Some of those assets are imperiled. The United Nations Food and Agriculture Organization estimates that 90% of world’s fisheries are “either overfished or at the limit of sustainability.” Still, there are huge business opportunities for other sectors of the blue economy, including renewable energy, biotechnology, waste management, and climate change.
The European Union says the blue economy represents roughly 5.4 million jobs and generates a gross added value of almost $575 billion (€504 billion) a year. The World Bank’s Blue Economy portfolio is worth around $3.7 billion (€3.25 billion).
Monaco, whose image and livelihood depend on thoughtful stewardship of the Mediterranean, is at the forefront of the Blue Wave. Delivering the 2018 Grantham Annual Lecture at Imperial College London in March this year, Prince Albert did not mince his words. “We must make the blue economy a priority. Clearly this is an immense task, a long and difficult battle to be fought, but one we can win.”

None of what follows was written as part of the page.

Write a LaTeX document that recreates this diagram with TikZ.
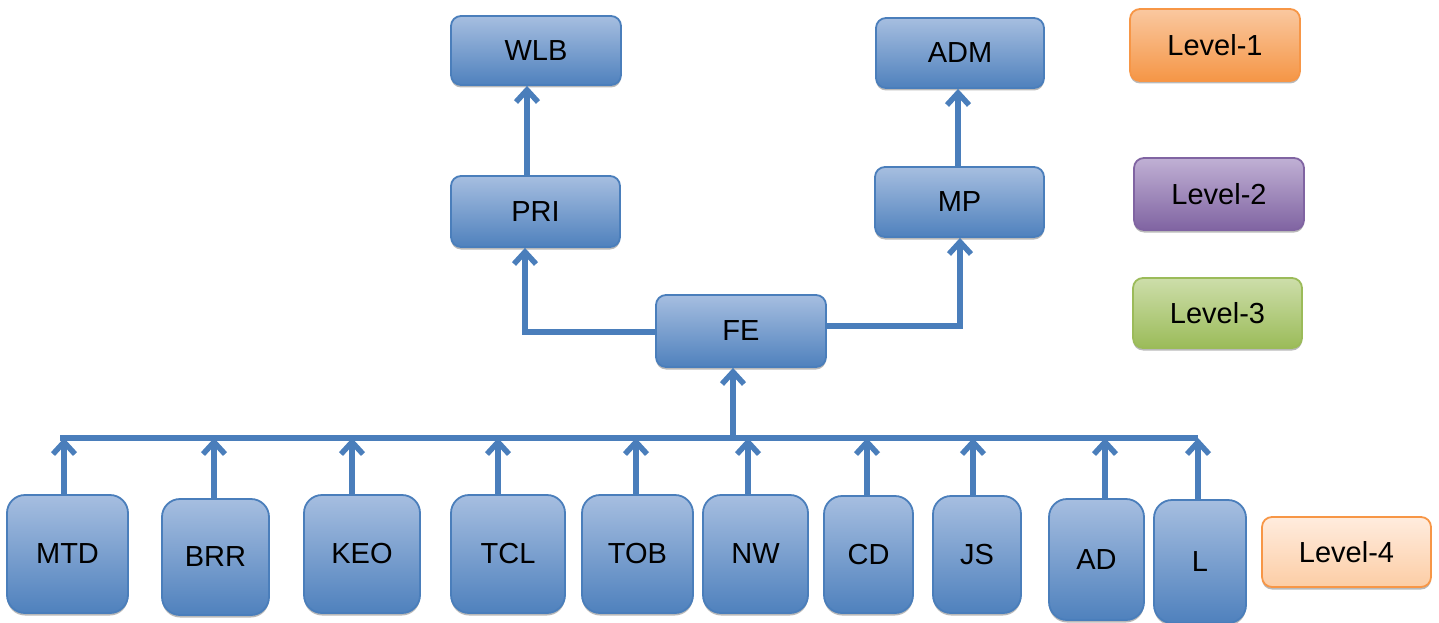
\documentclass[tikz,border=0pt]{standalone}
\usepackage{fontspec}
\setmainfont{Liberation Sans}
\usetikzlibrary{arrows.meta,shadows,calc}
\definecolor{bluetop}{RGB}{166,190,224}
\definecolor{bluebot}{RGB}{79,129,189}
\definecolor{blueline}{RGB}{74,126,187}
\definecolor{orgtop}{RGB}{250,200,160}
\definecolor{orgbot}{RGB}{245,150,70}
\definecolor{orgline}{RGB}{247,150,70}
\definecolor{purtop}{RGB}{192,176,212}
\definecolor{purbot}{RGB}{128,100,162}
\definecolor{purline}{RGB}{128,100,162}
\definecolor{grntop}{RGB}{205,222,170}
\definecolor{grnbot}{RGB}{155,187,89}
\definecolor{grnline}{RGB}{155,187,89}
\definecolor{peachtop}{RGB}{255,236,222}
\definecolor{peachbot}{RGB}{252,205,165}
\begin{document}
\begin{tikzpicture}[x=1pt,y=-1pt,
  box/.style={rounded corners=10pt, draw=blueline, line width=1.8pt,
    top color=bluetop, bottom color=bluebot, inner sep=0pt,
    font=\fontsize{29}{33}\selectfont,
    drop shadow={shadow xshift=0pt, shadow yshift=-2.5pt, opacity=0.55}},
  bigbox/.style={box, rounded corners=18pt},
  lvl1/.style={box, draw=orgline, top color=orgtop, bottom color=orgbot},
  lvl2/.style={box, draw=purline, top color=purtop, bottom color=purbot},
  lvl3/.style={box, draw=grnline, top color=grntop, bottom color=grnbot},
  lvl4/.style={box, draw=orgline, top color=peachtop, bottom color=peachbot},
  conn/.style={draw=blueline, line width=5.5pt},
  arr/.style={conn, -{Straight Barb[length=12pt,width=22pt]}}
]
\useasboundingbox (0,0) rectangle (1439,623);

% upper nodes
\node[box, minimum width=170pt, minimum height=69pt] (WLB) at (536,50.5) {WLB};
\node[box, minimum width=169pt, minimum height=71pt] (PRI) at (535.5,211.5) {PRI};
\node[box, minimum width=168pt, minimum height=70pt] (ADM) at (960,53) {ADM};
\node[box, minimum width=169pt, minimum height=70pt] (MP) at (959.5,202) {MP};
\node[box, minimum width=170pt, minimum height=72pt] (FE) at (741,331) {FE};

% legend
\node[lvl1, minimum width=170pt, minimum height=72pt] (L1) at (1215,45) {Level-1};
\node[lvl2, minimum width=170pt, minimum height=72pt] (L2) at (1219,194) {Level-2};
\node[lvl3, minimum width=169pt, minimum height=70pt] (L3) at (1217.5,313) {Level-3};
\node[lvl4, minimum width=169pt, minimum height=70pt] (L4) at (1346.5,552) {Level-4};

% bottom nodes
\node[bigbox, minimum width=121pt, minimum height=118pt] (MTD) at (67.5,554) {MTD};
\node[bigbox, minimum width=107pt, minimum height=116pt] (BRR) at (215.5,557) {BRR};
\node[bigbox, minimum width=116pt, minimum height=118pt] (KEO) at (362,554) {KEO};
\node[bigbox, minimum width=114pt, minimum height=118pt] (TCL) at (508,554) {TCL};
\node[bigbox, minimum width=111pt, minimum height=118pt] (TOB) at (637.5,554) {TOB};
\node[bigbox, minimum width=105pt, minimum height=118pt] (NW) at (755.5,554) {NW};
\node[bigbox, minimum width=89pt, minimum height=117pt] (CD) at (868.5,554.5) {CD};
\node[bigbox, minimum width=88pt, minimum height=117pt] (JS) at (977,554.5) {JS};
\node[bigbox, minimum width=95pt, minimum height=121pt] (AD) at (1096.5,559.5) {AD};
\node[bigbox, minimum width=92pt, minimum height=123pt] (L) at (1200,561.5) {L};

% bus
\coordinate (busL) at (60,438);
\coordinate (busR) at (1198,438);
\draw[conn] (busL) -- (busR);

\foreach \n/\x in {MTD/64,BRR/214,KEO/352,TCL/498,TOB/636,NW/748,CD/867,JS/973,AD/1105,L/1198}{
  \coordinate (t\n) at (\x,438);
  \draw[arr] (\n.north -| t\n) -- (t\n);
}

% bus to FE
\coordinate (feb) at (733,438);
\draw[arr] (feb) -- (feb |- FE.south);

% FE to PRI and MP
\coordinate (pc) at (525,332);
\draw[arr] (FE.west |- pc) -- (pc) -- (pc |- PRI.south);
\coordinate (mc) at (960,326);
\draw[arr] (FE.east |- mc) -- (mc) -- (mc |- MP.south);

% level 2 to level 1
\coordinate (wc) at (527,130);
\draw[arr] (wc |- PRI.north) -- (wc |- WLB.south);
\coordinate (ac) at (958,130);
\draw[arr] (ac |- MP.north) -- (ac |- ADM.south);
\end{tikzpicture}
\end{document}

Prince Albert’s commitment traces back to his great-great- grandfather who shares his name. Nicknamed the “Prince of the Seas,” Prince Albert I was an ambitious explorer who devoted his life to oceanography and ocean protection, and built the Monaco Oceanographic Museum to display his marine life discoveries.
“Putting it into an international context, if the ocean were a country it would have the seventh largest economy in the world,” says WWF.
One hundred years later, in 2006, Prince Albert II followed his footsteps and traveled to the North Pole to document the impact of climate change. He then founded the Prince Albert II of Monaco Foundation, dedicated to “the protection of the environment and the promotion of sustainable development on a global scale.” To date, the Foundation has funded more than 420 projects and awarded $58 million (€51 million) in grants.
IT'S THROUGH INITIATIVES like MBI that the Principality, and especially Prince Albert and his Foundation, act as forces of change towards the blue economy.
“It is by bringing together experts from all backgrounds, from different generations with complementary areas of expertise, that we’ll be able to build a common vision for our oceans, and define a set of actions,” explains Robert Calcagno, Director of Monaco’s Oceanographic Institute since 2009.
Experts like Professor Thierry Chopin, Scientific Director at the University of New Brunswick in Canada, who attended MBI in Sao Paolo in 2016 and is working on a high-yield multispecies approach called Integrated MultiTrophic Aquaculture. As described by Science Direct, this ecosystem “uses marine species that are not only commercially viable, such as salmon, but are also environmentally sustainable, based on the concept that the wastes consisting of uneaten feed, feces and metabolic excretion of one species are a useful input for growth of another species, working in a natural self-cleansing mechanism.” Protecting our oceans may seem insurmountable. But, faced with a dire environmental situation and higher global temperatures considered no longer safe— “irreversible tragedies,” as Prince Albert calls them—economic systems must adapt.
One small, but critical, step comes from Belgian entrepreneur Gunter Pauli, the author of The Blue Economy-10 Years, 100 Innovations, 100 Million Jobs. Known as “the Steve Jobs of sustainability,” he has one simple belief: abolish waste the way nature does. “If our industries looked like nature, each waste would be the food of another industry,” he told Le Point magazine. “And no need for taxes, subsidies, or even investment, only beauty and ingenuity.”
Pauli, who has nine Ted Talks to his name, has transformed his ideas into children’s books with the goal of reaching 50 million kids a day, as “Nestlé does.”
Children will inherit the messes we have left them. Perhaps, following the leads of the blue economy,
they will have the courage and imagination to clean them up.